The little town I live in was especially harmed by the last three years. The cultural life here is run by compliant and socially well-connected do-gooders who implemented mask and jab mandates for musical events of all types, and who were likely the anonymous gatekeepers who censored me twice on Front Porch Forum for attempting to shine some factual light on the PCR testing madness.
I’m not sure where I’m going to end up now. What I do know is that I need to leave this town and find some place where the insanity is toned down a bit. There are places in Vermont (specifically, the northeast corner of the state) where things seem better. It remains to be be seen whether the skyrocketing real estate prices here will allow me to go with this plan.
In the meantime, there is always music. That will always provide beauty and solace, despite the best efforts of the jab fanatics who run music venues. Here is an example (must be listened to with headphones, not your crappy little laptop speakers, because Debussy uses nearly the entire range of the piano):
I really liked your post. I spent every summer as a child in VT because my parents are obsessed with VT. Yeah, I was a political conservative (brain washed) for much of my life, but not on health or religion. I managed to escape those categories because of experiences and truth searching. I am surprised that the strong left areas throughout this country have given into the criminal scam-demic what seems to me more easily than the conservatives. I guess we are all tricked at one time or another, that is how we can recognize truth. I say who cares what anybody thinks of you as you seek truth! Was the western part of VT as go along with the scam-demic?? I was just wondering because it is/was a more conservative area. I now am a truth seeker like you. It's crazy scary how effective the psychological warfare can be, not to mention chemical and biological. Best wishes to you. PS: Tereza shared your post with me.
I look forward to listening to the Debussy who, as you know, is my favorite. It's very interesting that you experienced in your personal life what society went through as a whole. You seem to have come out of it very resilient.

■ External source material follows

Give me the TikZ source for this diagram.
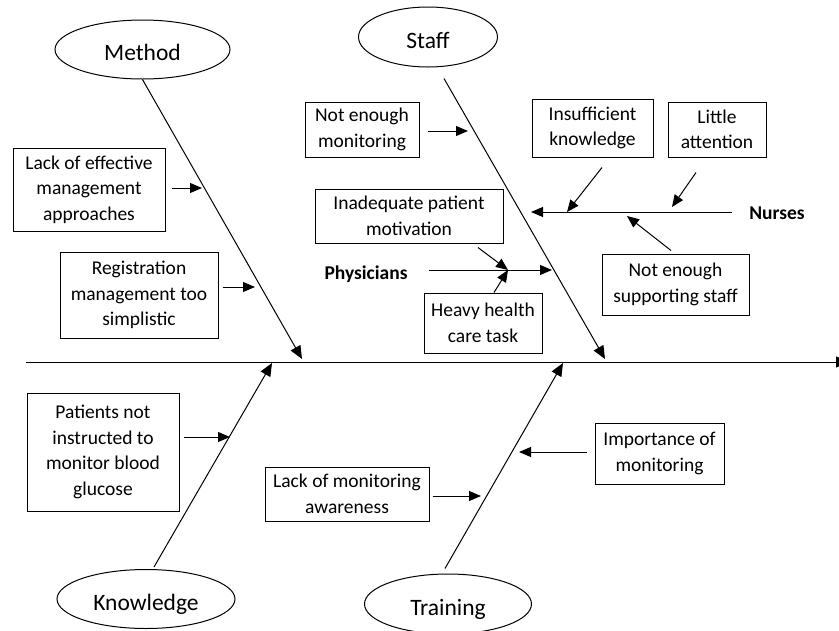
\documentclass[tikz,border=0pt]{standalone}
\usepackage{fontspec}
\setmainfont{Carlito}
\usetikzlibrary{arrows.meta,shapes.geometric}
\begin{document}
\begin{tikzpicture}[x=1pt,y=-1pt,
  box/.style={draw,line width=1pt,rectangle,inner sep=0pt,align=center,
    font=\fontsize{19.5}{25.5}\selectfont},
  oval/.style={draw,line width=1pt,ellipse,inner sep=0pt,text height=22pt,text depth=0pt,
    font=\fontsize{23.5}{28}\selectfont},
  lbl/.style={inner sep=0pt,font=\bfseries\fontsize{19.5}{24}\selectfont},
  arr/.style={line width=1pt,-{Triangle[length=12pt,width=10pt]}},
  bone/.style={line width=1pt,-{Triangle[length=13pt,width=11pt]}}]
\useasboundingbox (0,0) rectangle (839,630);

% category ellipses
\node[oval,minimum width=175pt,minimum height=59pt] (method) at (142.5,49.5) {Method};
\node[oval,minimum width=139pt,minimum height=60pt] (staff) at (428,37) {Staff};
\node[oval,minimum width=178pt,minimum height=59pt] (knowledge) at (146,599) {Knowledge};
\node[oval,minimum width=167pt,minimum height=60pt] (training) at (448,604) {Training};

% cause boxes
\node[box,minimum width=152pt,minimum height=83pt] (lackeff) at (89,189.5) {Lack of effective\\management\\approaches};
\node[box,minimum width=158pt,minimum height=86pt] (regist) at (139,295) {Registration\\management too\\simplistic};
\node[box,minimum width=114pt,minimum height=55pt] (notmon) at (362,129.5) {Not enough\\monitoring};
\node[box,minimum width=188pt,minimum height=54pt] (inad) at (409,216) {Inadequate patient\\motivation};
\node[box,minimum width=118pt,minimum height=60pt] (heavy) at (483,323) {Heavy health\\care task};
\node[box,minimum width=121pt,minimum height=58pt] (insuff) at (592.5,128) {Insufficient\\knowledge};
\node[box,minimum width=98pt,minimum height=55pt] (little) at (717,129.5) {Little\\attention};
\node[box,minimum width=147pt,minimum height=61pt] (supp) at (675.5,284.5) {Not enough\\supporting staff};
\node[box,minimum width=152pt,minimum height=118pt] (patients) at (103,452) {Patients not\\instructed to\\monitor blood\\glucose};
\node[box,minimum width=164pt,minimum height=54pt] (lackmon) at (347,494) {Lack of monitoring\\awareness};
\node[box,minimum width=129pt,minimum height=61pt] (import) at (659.5,453.5) {Importance of\\monitoring};

% labels
\node[lbl] (phys) at (366,274) {Physicians};
\node[lbl] (nurses) at (777,213) {Nurses};

% coordinates
\coordinate (sl) at (26,362);
\coordinate (sr) at (849,362);
\coordinate (mtip) at (302,359);
\coordinate (stip) at (605,359);
\coordinate (ktip) at (272,363);
\coordinate (trtip) at (563,363);
\coordinate (t1) at (202,188);
\coordinate (t2) at (255,287);
\coordinate (t3) at (468,131);
\coordinate (t4) at (230,437);
\coordinate (t5) at (481,496);
\coordinate (t6) at (519,452);
\coordinate (ptip) at (552,270);
\coordinate (pjoin) at (508,270);
\coordinate (ntip) at (531,212);
\coordinate (nk) at (567,212);
\coordinate (nl) at (672,207);
\coordinate (ns) at (627,216);

% spine and bones
\draw[bone] (sl) -- (sr);
\draw[bone] (method.south) -- (mtip);
\draw[bone] ([xshift=16pt,yshift=-11pt]staff.south) -- (stip);
\draw[bone] ([xshift=8pt,yshift=2pt]knowledge.north) -- (ktip);
\draw[bone] ([xshift=-3pt,yshift=5pt]training.north) -- (trtip);

% cause arrows
\draw[arr] ([xshift=6pt,yshift=1.5pt]lackeff.east) -- (t1);
\draw[arr] ([xshift=4pt,yshift=8pt]regist.east) -- (t2);
\draw[arr] ([xshift=8pt,yshift=-1.5pt]notmon.east) -- (t3);
\draw[arr] ([xshift=4pt,yshift=15pt]patients.east) -- (t4);
\draw[arr] ([xshift=3pt,yshift=-2pt]lackmon.east) -- (t5);
\draw[arr] ([xshift=-8pt,yshift=1.5pt]import.west) -- (t6);

% physicians
\draw[arr] ([xshift=21.5pt,yshift=4pt]phys.east) -- (ptip);
\draw[arr] ([xshift=69pt,yshift=-4pt]inad.south) -- (pjoin);
\draw[arr] ([xshift=11pt]heavy.north) -- (pjoin);

% nurses
\draw[arr] ([xshift=-17.5pt,yshift=1pt]nurses.west) -- (ntip);
\draw[arr] ([xshift=9.5pt,yshift=-10pt]insuff.south) -- (nk);
\draw[arr] ([xshift=-21pt,yshift=-15pt]little.south) -- (nl);
\draw[arr] ([xshift=-4.5pt,yshift=3pt]supp.north) -- (ns);
\end{tikzpicture}
\end{document}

I once met separately with several authors in the Most Likely to Secede anthology about the Vermont Secessionist Movement. That included the founder of Front Porch, who hesitantly talked about how his idea was stolen by Nextdoor, after that founder had milked him for the details. He was afraid of them. Interesting that they also fell into censorship, which ND did heavily, as I can attest.
I wondered too if you had any insight into this article: https://vermontdailychronicle.com/rfk-jr-interview-worry-about-geoengineering-praise-for-gutsy-inventor-robert-malone/. The reporter asks:
VDC: What do you admire the most about [mRNA vaccine inventor and Covid-19 vaccine critic] Robert Malone?
RFK: I think Robert Malone has tremendous integrity and tremendous courage. And here’s a guy who’s spent his whole life at the center of the vaccine industrial complex, and invented the key technology of the mRNA vaccine, and was in a position where he could have made himself a billionaire during the pandemic. Instead, he took a much more difficult role that destroyed his relationships, that destroyed his credibility in his own industry that put him in a very challenging place economically. It takes a lot of guts. If you’re Bob Malone, every day of your life is really hard because people are coming at you from every angle.”
That question is such a set-up that it makes me wonder why it would be so close-ended. Any clues?
And really well-written and vulnerable article.